Scientists hope sounds push, pull whales to sea


An errant humpback whale with a cut that appears to have come from a boat propeller  surfaces in the deep-water channel leading to the Port of Sacramento  on Wednesday. 
 (Associated Press / The Spokesman-Review)
John M. Glionna Los Angeles Times

WEST SACRAMENTO, Calif. – Two lost humpback whales continued their odyssey up a busy delta river channel Wednesday as hundreds of onlookers watched with a mix of amusement and concern.

The mother and calf, they learned Wednesday, apparently suffered wounds inflicted by a boat propeller. In a packed news conference, scientists said the injuries came after the pair entered the Sacramento River Delta on Sunday and do not explain why the whales veered off course into inland waters.

Rescue workers also announced an ambitious plan beginning today to coax the rare whales back toward the open ocean. The strategy will use a series of underwater sounds – pipe-banging noises prodding the whales from behind, with recordings of feeding humpbacks played in front to lure them southward.
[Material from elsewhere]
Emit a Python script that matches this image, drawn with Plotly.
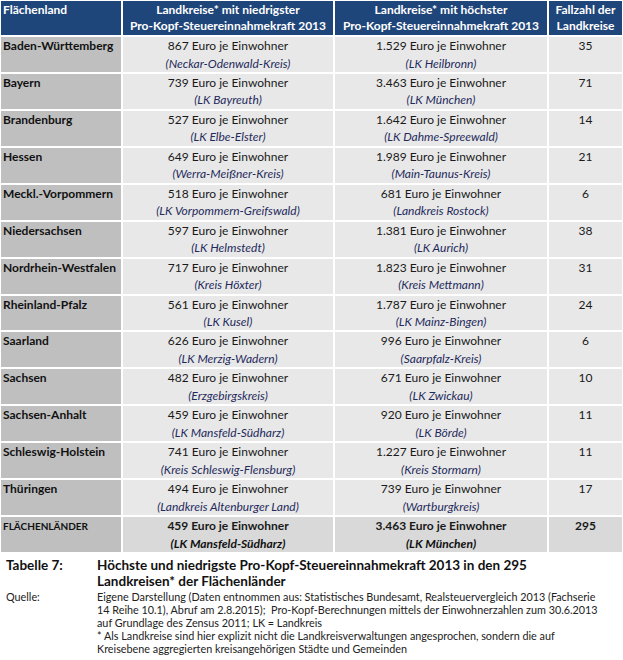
import plotly.graph_objects as go

states = ["Baden-Württemberg", "Bayern", "Brandenburg", "Hessen", "Meckl.-Vorpommern",
          "Niedersachsen", "Nordrhein-Westfalen", "Rheinland-Pfalz", "Saarland", "Sachsen",
          "Sachsen-Anhalt", "Schleswig-Holstein", "Thüringen"]
low_values = [867, 739, 527, 649, 518, 597, 717, 561, 626, 482, 459, 741, 494]
low_names = ["Neckar-Odenwald-Kreis", "LK Bayreuth", "LK Elbe-Elster", "Werra-Meißner-Kreis",
             "LK Vorpommern-Greifswald", "LK Helmstedt", "Kreis Höxter", "LK Kusel",
             "LK Merzig-Wadern", "Erzgebirgskreis", "LK Mansfeld-Südharz",
             "Kreis Schleswig-Flensburg", "Landkreis Altenburger Land"]
high_values = [1529, 3463, 1642, 1989, 681, 1381, 1823, 1787, 996, 671, 920, 1227, 739]
high_names = ["LK Heilbronn", "LK München", "LK Dahme-Spreewald", "Main-Taunus-Kreis",
              "Landkreis Rostock", "LK Aurich", "Kreis Mettmann", "LK Mainz-Bingen",
              "Saarpfalz-Kreis", "LK Zwickau", "LK Börde", "Kreis Stormarn", "Wartburgkreis"]
counts = [35, 71, 14, 21, 6, 38, 31, 24, 6, 10, 11, 11, 17]

total_label = "FLÄCHENLÄNDER"
total_low_value, total_low_name = 459, "LK Mansfeld-Südharz"
total_high_value, total_high_name = 3463, "LK München"
total_count = 295

header_line1 = ["Flächenland", "Landkreise* mit niedrigster", "Landkreise* mit höchster", "Fallzahl der"]
header_line2 = ["", "Pro-Kopf-Steuereinnahmekraft 2013", "Pro-Kopf-Steuereinnahmekraft 2013", "Landkreise"]

caption_label = "Tabelle 7:"
caption_lines = ["Höchste und niedrigste Pro-Kopf-Steuereinnahmekraft 2013 in den 295",
                 "Landkreisen* der Flächenländer"]
source_label = "Quelle:"
source_lines = [
    "Eigene Darstellung (Daten entnommen aus: Statistisches Bundesamt, Realsteuervergleich 2013 (Fachserie",
    "14 Reihe 10.1), Abruf am 2.8.2015);  Pro-Kopf-Berechnungen mittels der Einwohnerzahlen zum 30.6.2013",
    "auf Grundlage des Zensus 2011; LK = Landkreis",
    "* Als Landkreise sind hier explizit nicht die Landkreisverwaltungen angesprochen, sondern die auf",
    "Kreisebene aggregierten kreisangehörigen Städte und Gemeinden",
]

# ---------------- layout geometry (pixels) ----------------
W, H = 623, 660
col_edges = [0, 122, 334, 548, 623]
col_centers = [(a + b) / 2 for a, b in zip(col_edges[:-1], col_edges[1:])]
HEADER_H = 36
ROW_H = 36.93
n_rows = len(states) + 1
row_edges = [0, HEADER_H] + [HEADER_H + (i + 1) * ROW_H for i in range(n_rows)]
row_tops = row_edges[1:-1]

FONT = "Lato"
BLUE = "#1F467A"
GREY = "#BFBFBF"
LIGHT = "#E8E8E8"
TOTAL = "#D9D9D9"
NAME_COL = "#1F2A5C"
TEXT_COL = "#1A1A1A"


def fmt(v):
    return f"{v:,}".replace(",", ".")


# cell colour categories: 0 header, 1 grey first col, 2 light, 3 total row
z = [[0, 0, 0, 0]]
for i in range(n_rows):
    if i < n_rows - 1:
        z.append([1, 2, 2, 2])
    else:
        z.append([1, 3, 3, 3])

fig = go.Figure()
fig.add_trace(go.Heatmap(
    x=col_edges, y=row_edges, z=z,
    zmin=0, zmax=3,
    colorscale=[[0, BLUE], [0.25, BLUE], [0.25, GREY], [0.5, GREY],
                [0.5, LIGHT], [0.75, LIGHT], [0.75, TOTAL], [1, TOTAL]],
    showscale=False, xgap=2, ygap=2, hoverinfo="skip",
))


def add_text(xs, ys, texts, pos, size=12, color=TEXT_COL):
    fig.add_trace(go.Scatter(
        x=xs, y=ys, text=texts, mode="text", textposition=pos,
        textfont=dict(family=FONT, size=size, color=color),
        hoverinfo="skip", showlegend=False,
    ))


# header
add_text([3], [10.5], [f"<b>{header_line1[0]}</b>"], "middle right", color="white")
add_text(col_centers[1:], [10.5] * 3, [f"<b>{t}</b>" for t in header_line1[1:]], "middle center", color="white")
add_text(col_centers[1:], [27] * 3, [f"<b>{t}</b>" for t in header_line2[1:]], "middle center", color="white")

line1_y = [t + 11 for t in row_tops]
line2_y = [t + 28.5 for t in row_tops]
k = len(states)

# first column
add_text([3] * k, line1_y[:k], [f"<b>{s}</b>" for s in states], "middle right", color="#111111")
add_text([3], [line1_y[k]], [f"<b>{total_label}</b>"], "middle right", size=10, color="#111111")

# low / high columns
add_text([col_centers[1]] * k, line1_y[:k], [f"{fmt(v)} Euro je Einwohner" for v in low_values], "middle center")
add_text([col_centers[1]] * k, line2_y[:k], [f"<i>({s})</i>" for s in low_names], "middle center", color=NAME_COL)
add_text([col_centers[2]] * k, line1_y[:k], [f"{fmt(v)} Euro je Einwohner" for v in high_values], "middle center")
add_text([col_centers[2]] * k, line2_y[:k], [f"<i>({s})</i>" for s in high_names], "middle center", color=NAME_COL)
add_text([col_centers[1], col_centers[2]], [line1_y[k]] * 2,
         [f"<b>{fmt(total_low_value)} Euro je Einwohner</b>", f"<b>{fmt(total_high_value)} Euro je Einwohner</b>"],
         "middle center")
add_text([col_centers[1], col_centers[2]], [line2_y[k]] * 2,
         [f"<b><i>({total_low_name})</i></b>", f"<b><i>({total_high_name})</i></b>"],
         "middle center", color="#111111")

# counts
add_text([col_centers[3]] * k, line1_y[:k], [str(c) for c in counts], "middle center")
add_text([col_centers[3]], [line1_y[k]], [f"<b>{total_count}</b>"], "middle center")

# caption and source (annotations in the same pixel axes)
annotations = []
cap_font = dict(family=FONT, size=13.5, color="#111111")
src_font = dict(family=FONT, size=10.8, color="#222222")
annotations.append(dict(x=4, y=565, text=f"<b>{caption_label}</b>", font=cap_font))
for i, line in enumerate(caption_lines):
    annotations.append(dict(x=95, y=565 + i * 16, text=f"<b>{line}</b>", font=cap_font))
annotations.append(dict(x=4, y=596, text=source_label, font=src_font))
for i, line in enumerate(source_lines):
    annotations.append(dict(x=95, y=596 + i * 13, text=line, font=src_font))
for a in annotations:
    a.update(xref="x", yref="y", showarrow=False, xanchor="left", yanchor="middle", align="left")

fig.update_layout(
    width=W, height=H,
    margin=dict(l=0, r=0, t=0, b=0),
    paper_bgcolor="white", plot_bgcolor="white",
    xaxis=dict(range=[0, W], visible=False, fixedrange=True),
    yaxis=dict(range=[H, 0], visible=False, fixedrange=True),
    annotations=annotations,
    showlegend=False,
)

fig.write_html("out.html", config={"displayModeBar": False},
               post_script="document.body.style.margin='0';")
That plan worked in 1985 when rescuers saved an errant humpback whale named Humphrey, ending the creature’s much-publicized 26-day wanderings up and down the delta.

“We want to get these two whales back to San Francisco Bay so they can exit beneath the Golden Gate Bridge back to the ocean,” said Frances Gulland, a marine mammal veterinarian with the Sausalito-based Marine Mammal Center, which is assisting federal officials in the rescue.

Experts believe there are fewer than 6,000 humpback whales in existence. The mammals, which can exceed 50 feet in length and weigh 50 tons, are protected under both the U.S. Endangered Species and Marine Mammal Protection acts.

Humpback whales traditionally migrate twice a year between feeding grounds in colder waters off Washington state, Oregon, Alaska and Canada and the warmer breeding waters off Central America, Hawaii and Mexico. The mother and calf were apparently headed north when their navigation went amiss.

In four days, they swam 90 miles up the Sacramento River from San Pablo Bay. On Wednesday they were spotted in a deep-water channel used by ocean-going ships that dead-ends at the Port of Sacramento.

Gulland said the 45-foot-long mother whale, which weighs about 45 tons, suffered a two-foot-long gash across her back that was not life threatening. She said what had at first been mistaken as a fishing line dangling from the whale was a flap of skin hanging from the six-inch-deep gouge. The calf, however, had a perhaps more serious wound beneath its right flank.

Gulland said there was no need to treat the creatures right away and that the mother’s wound would likely heal in cleansing ocean waters. She said there was no way to determine yet the long-term health of the calf, which she said was about 20 feet in length.